Two gentlemen had adjourned there after the theatre, and were quietly drinking some brandy and soda when a woman, with a very large crinoline, came in and went up to one of them, whom we will call A. She asked him for something to drink, and he, perceiving she was very drunk already, chaffed her a little. Angry at his persiflage, she leant over and seized his glass, which she threw into a corner of the room, smashing it to atoms, and spilling its contents. While doing so her crinoline flew into the air, and A. put out his hand to keep it down. She immediately began to slang him and abuse him immoderately, declaring that he attempted to take indecent liberties with her, and attempting finally to strike him he good-humouredly held her hands; but she got more furious every moment, and at last he had to push her down rather violently into a chair. A man who was sitting at an opposite table commented upon this in an audible and offensive manner, which excessively annoyed A., who however at first took no notice of his conduct. Presently he handed the woman over to one of the waiters, who with some difficulty turned her out. Then the man who had before spoken said, “D—d plucky thing, by Jove, to strike a woman.” A. made some reply to this, and the other man got up, when A. flew at him and knocked him down. Two waiters ran up and seized A. by either arm, when the man got up from his recumbent position and struck A., while he was being retained by the waiters, a tremendous blow in the face, which speedily covered him with blood. A., exerting all his strength, liberated himself, and rushed at the coward, knocking him over a table, jumping over after him, seizing his head and knocking it against the floor in a frightful manner. The door porters were then called in, and A. with great difficulty turned out. A.’s friend had been waiting his opportunity, which had not yet come. When A. was at the door the man he had knocked down raised himself up. A.’s friend seized him by the collar and by one of his legs, and threw him with all his force along the table, which was covered with glass. The velocity with which he was thrown drove everything before him until he fell down on the top of the broken glass in a corner stunned and bleeding. His assailant then put his head down and charged like a battering-ram through the opposing throng, throwing them right and left, till he joined his friend in the street.

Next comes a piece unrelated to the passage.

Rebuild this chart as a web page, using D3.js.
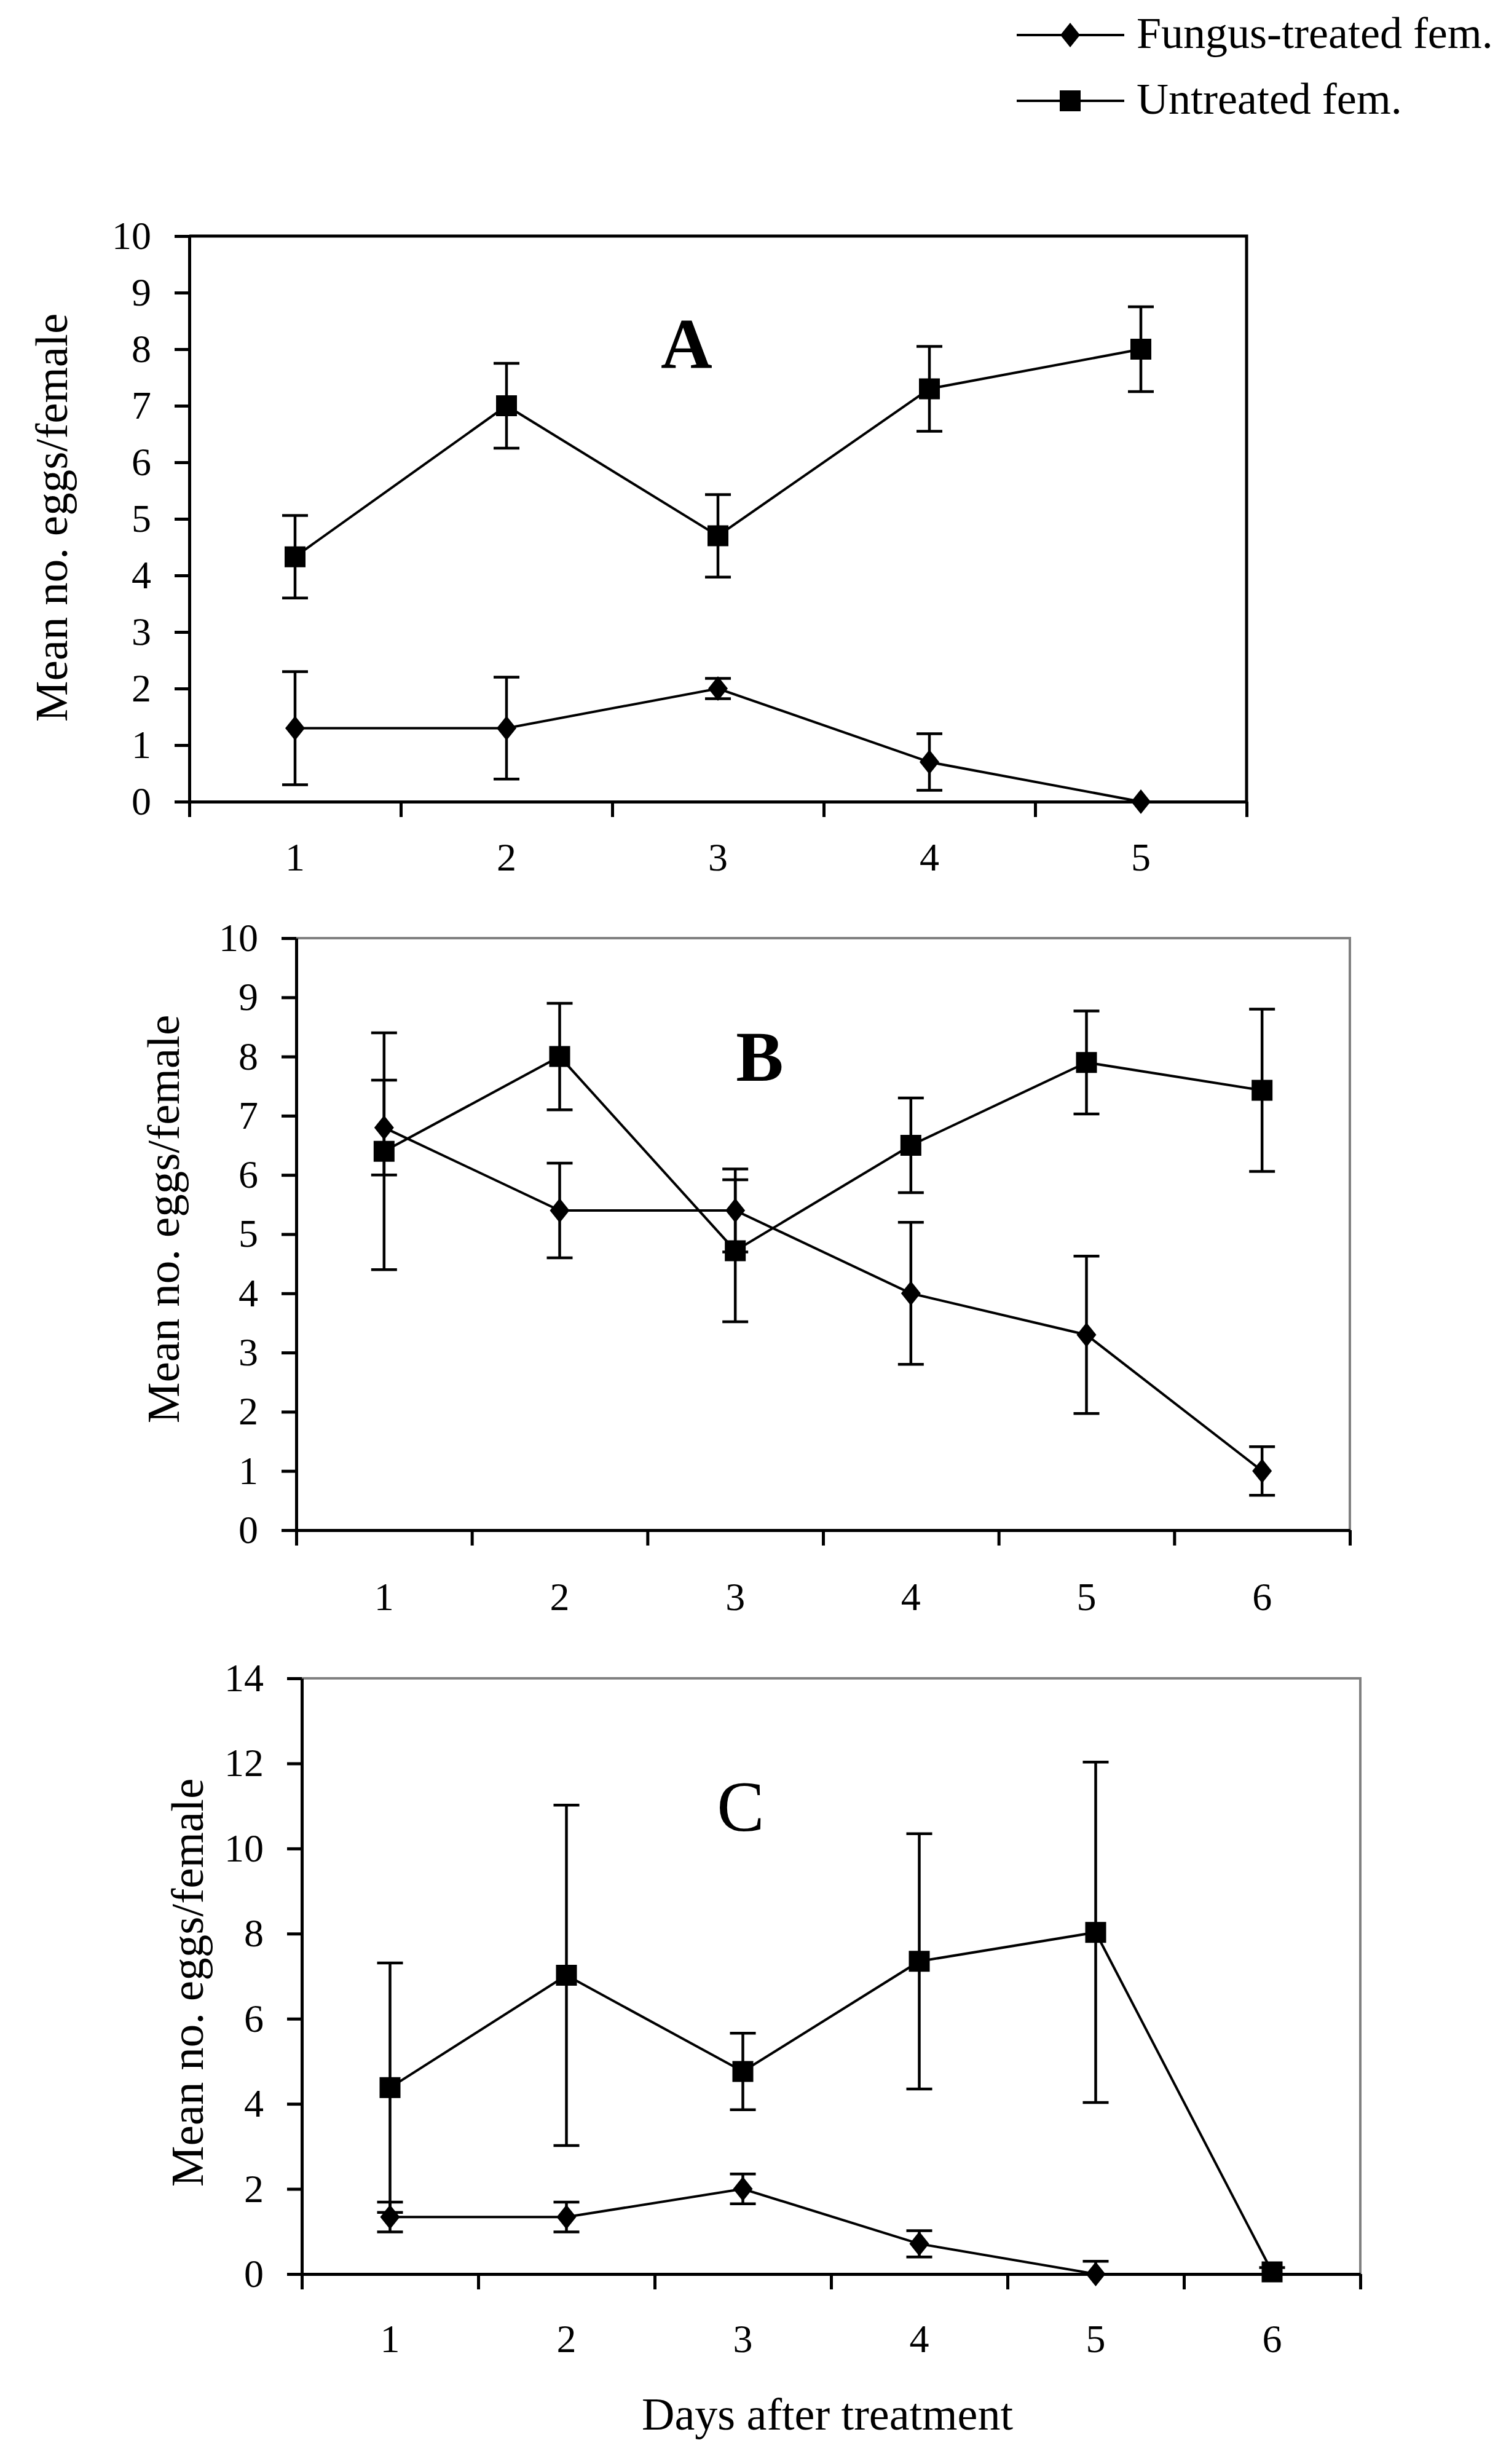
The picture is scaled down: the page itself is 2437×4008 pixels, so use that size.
<!DOCTYPE html>
<html>
<head>
<meta charset="utf-8">
<script src="https://cdn.jsdelivr.net/npm/d3@7"></script>
<style>
  body { margin: 0; background: #fff; }
  svg { display: block; }
</style>
</head>
<body>
<div id="container"></div>
<script>
// days on the x axis of each panel
let days_a = [1, 2, 3, 4, 5]
let days_b = [1, 2, 3, 4, 5, 6]
let days_c = [1, 2, 3, 4, 5, 6]

// mean eggs per female and the error bar half length
let fungus_a = [1.3, 1.3, 2.0, 0.7, 0]
let fungus_err_a = [1.0, 0.9, 0.18, 0.5, 0]
let untreated_a = [4.33, 7.0, 4.7, 7.3, 8.0]
let untreated_err_a = [0.73, 0.75, 0.73, 0.75, 0.75]

let fungus_b = [6.8, 5.4, 5.4, 4.0, 3.3, 1.0]
let fungus_err_b = [0.8, 0.8, 0.7, 1.2, 1.33, 0.41]
let untreated_b = [6.4, 8.0, 4.72, 6.5, 7.9, 7.43]
let untreated_err_b = [2.0, 0.9, 1.2, 0.8, 0.87, 1.37]

let fungus_c = [1.34, 1.34, 2.0, 0.71, 0, null]
let fungus_err_c = [0.35, 0.35, 0.35, 0.31, 0.3, null]
let untreated_c = [4.38, 7.02, 4.76, 7.35, 8.03, 0.05]
let untreated_err_c = [2.93, 4.0, 0.9, 3.0, 4.0, 0.1]

let y_ticks_ab = [0, 1, 2, 3, 4, 5, 6, 7, 8, 9, 10]
let y_ticks_c = [0, 2, 4, 6, 8, 10, 12, 14]

let panel_letters = ['A', 'B', 'C']
let legend_labels = ['Fungus-treated fem.', 'Untreated fem.']
let y_title = 'Mean no. eggs/female'
let x_title = 'Days after treatment'

window.addEventListener('load', () => {
  let W = 2437, H = 4008
  let serif = "'Liberation Serif', 'Times New Roman', serif"

  let svg = d3.select('#container')
    .append('svg')
    .attr('width', W)
    .attr('height', H)
    .attr('xmlns', 'http://www.w3.org/2000/svg')

  svg.append('rect')
    .attr('width', W).attr('height', H)
    .attr('fill', '#fff')

  // marker shapes, centred on the point
  let diamond = 'M0,-20L16,0L0,20L-16,0Z'
  let square = 'M-17,-17H17V17H-17Z'

  let panels = [
    {
      days: days_a, fungus: fungus_a, fungus_err: fungus_err_a,
      untreated: untreated_a, untreated_err: untreated_err_a,
      y_ticks: y_ticks_ab, letter: panel_letters[0], bold: true,
      left: 308, right: 2028, top: 384, bottom: 1304,
      frame: '#000', letter_x: 1117, letter_y: 598,
      title_x: 109, title_y: 842, label_dy: 112
    },
    {
      days: days_b, fungus: fungus_b, fungus_err: fungus_err_b,
      untreated: untreated_b, untreated_err: untreated_err_b,
      y_ticks: y_ticks_ab, letter: panel_letters[1], bold: true,
      left: 482, right: 2196, top: 1526, bottom: 2489,
      frame: '#808080', letter_x: 1236, letter_y: 1758,
      title_x: 291, title_y: 1983, label_dy: 130
    },
    {
      days: days_c, fungus: fungus_c, fungus_err: fungus_err_c,
      untreated: untreated_c, untreated_err: untreated_err_c,
      y_ticks: y_ticks_c, letter: panel_letters[2], bold: false,
      left: 491, right: 2213, top: 2730, bottom: 3699,
      frame: '#808080', letter_x: 1205, letter_y: 2978,
      title_x: 330, title_y: 3225, label_dy: 127
    }
  ]

  panels.forEach((p, pi) => {
    let n = p.days.length
    let x = d3.scaleLinear()
      .domain([0.5, n + 0.5])
      .range([p.left, p.right])
    let y = d3.scaleLinear()
      .domain([0, d3.max(p.y_ticks)])
      .range([p.bottom, p.top])

    let g = svg.append('g')

    // top and right border
    g.append('path')
      .attr('d', `M${p.left},${p.top}H${p.right}V${p.bottom}`)
      .attr('fill', 'none')
      .attr('stroke', p.frame)
      .attr('stroke-width', p.frame == '#000' ? 5 : 4)

    // x axis: ticks between the days, labels on the days
    let bounds = d3.range(0, n + 1).map(i => i + 0.5)
    let xa = g.append('g')
      .attr('transform', `translate(0,${p.bottom})`)
      .call(d3.axisBottom(x).tickValues(bounds).tickFormat('')
        .tickSize(25).tickSizeOuter(0))
    xa.select('.domain').attr('stroke-width', 5)
    xa.selectAll('.tick line').attr('stroke-width', 5)

    g.selectAll('.xlab')
      .data(p.days)
      .join('text')
      .attr('class', 'xlab')
      .attr('x', d => x(d))
      .attr('y', p.bottom + p.label_dy)
      .attr('text-anchor', 'middle')
      .attr('font-family', serif)
      .attr('font-size', 64)
      .text(d => d)

    // y axis
    let ya = g.append('g')
      .attr('transform', `translate(${p.left},0)`)
      .call(d3.axisLeft(y).tickValues(p.y_ticks)
        .tickSize(24).tickSizeOuter(0).tickPadding(38))
    ya.attr('font-family', serif).attr('font-size', 64)
    ya.select('.domain').attr('stroke-width', 5)
    ya.selectAll('.tick line').attr('stroke-width', 5)
    ya.selectAll('.tick text').attr('fill', '#000')

    g.append('text')
      .attr('transform', `translate(${p.title_x},${p.title_y}) rotate(-90)`)
      .attr('text-anchor', 'middle')
      .attr('font-family', serif)
      .attr('font-size', 75)
      .text(y_title)

    g.append('text')
      .attr('x', p.letter_x)
      .attr('y', p.letter_y)
      .attr('text-anchor', 'middle')
      .attr('font-family', serif)
      .attr('font-weight', p.bold ? 'bold' : 'normal')
      .attr('font-size', 116)
      .text(p.letter)

    // clip for the error bars
    let clip_id = 'clip' + pi
    svg.append('clipPath').attr('id', clip_id)
      .append('rect')
      .attr('x', p.left).attr('y', p.top)
      .attr('width', p.right - p.left)
      .attr('height', p.bottom - p.top)

    let series = [
      { v: p.untreated, e: p.untreated_err, shape: square },
      { v: p.fungus, e: p.fungus_err, shape: diamond }
    ]

    series.forEach(s => {
      let pts = p.days.map((d, i) => ({ d: d, v: s.v[i], e: s.e[i] }))
        .filter(o => o.v != null)

      let line = d3.line()
        .x(o => x(o.d))
        .y(o => y(o.v))
      g.append('path')
        .attr('d', line(pts))
        .attr('fill', 'none')
        .attr('stroke', '#000')
        .attr('stroke-width', 4)

      let bars = g.append('g')
        .attr('clip-path', `url(#${clip_id})`)
        .attr('stroke', '#000')
        .attr('stroke-width', 4.5)
        .attr('fill', 'none')
      pts.filter(o => o.e > 0).forEach(o => {
        let cx = x(o.d), y1 = y(o.v + o.e), y0 = y(o.v - o.e)
        bars.append('path')
          .attr('d', `M${cx},${y1}V${y0}M${cx - 21},${y1}H${cx + 21}M${cx - 21},${y0}H${cx + 21}`)
      })

      g.selectAll(null)
        .data(pts)
        .join('path')
        .attr('d', s.shape)
        .attr('transform', o => `translate(${x(o.d)},${y(o.v)})`)
        .attr('fill', '#000')
    })
  })

  // x axis title under the last panel
  svg.append('text')
    .attr('x', 1346)
    .attr('y', 3952)
    .attr('text-anchor', 'middle')
    .attr('font-family', serif)
    .attr('font-size', 74)
    .text(x_title)

  // legend, top right
  let legend = svg.append('g')
  let legend_shapes = [diamond, square]
  let legend_rows = [57, 164]
  legend_labels.forEach((lab, i) => {
    let ly = legend_rows[i]
    legend.append('line')
      .attr('x1', 1654).attr('x2', 1829)
      .attr('y1', ly).attr('y2', ly)
      .attr('stroke', '#000')
      .attr('stroke-width', 4)
    legend.append('path')
      .attr('d', legend_shapes[i])
      .attr('transform', `translate(1741,${ly})`)
      .attr('fill', '#000')
    legend.append('text')
      .attr('x', 1849)
      .attr('y', ly + 21)
      .attr('font-family', serif)
      .attr('font-size', 72)
      .text(lab)
  })
})
</script>
</body>
</html>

Many low betting-men are partially kept by prostitutes—men who frequent Bride Lane and similar places, who, when out of luck, fall back upon their women. Many thieves, too, are fancy-men, and almost all the ruffians who go about “picking up,” as the police call it, which I have explained before to be a species of highway robbery. The prostitute goes up to a man, and while she is talking to him the ruffians come up and plunder him. If the victim is drunk so much the better. Most low prostitutes have their fancy-men, such as waiters at taverns, labourers—loose characters, half thieves half loafers. It is strange that such baseness should find a place in a man, but experience proves what I have said to be true; and there are numbers of men in the metropolis who think nothing of being kept by a prostitute on the proceeds of her shame and her disgrace.


Bullies.—Bullies are men attached to brothels and bawdy-houses; but this remark must not be understood to apply to houses of a superior description, for it would not pay them to extort money from their customers, as they have a character and a reputation to support.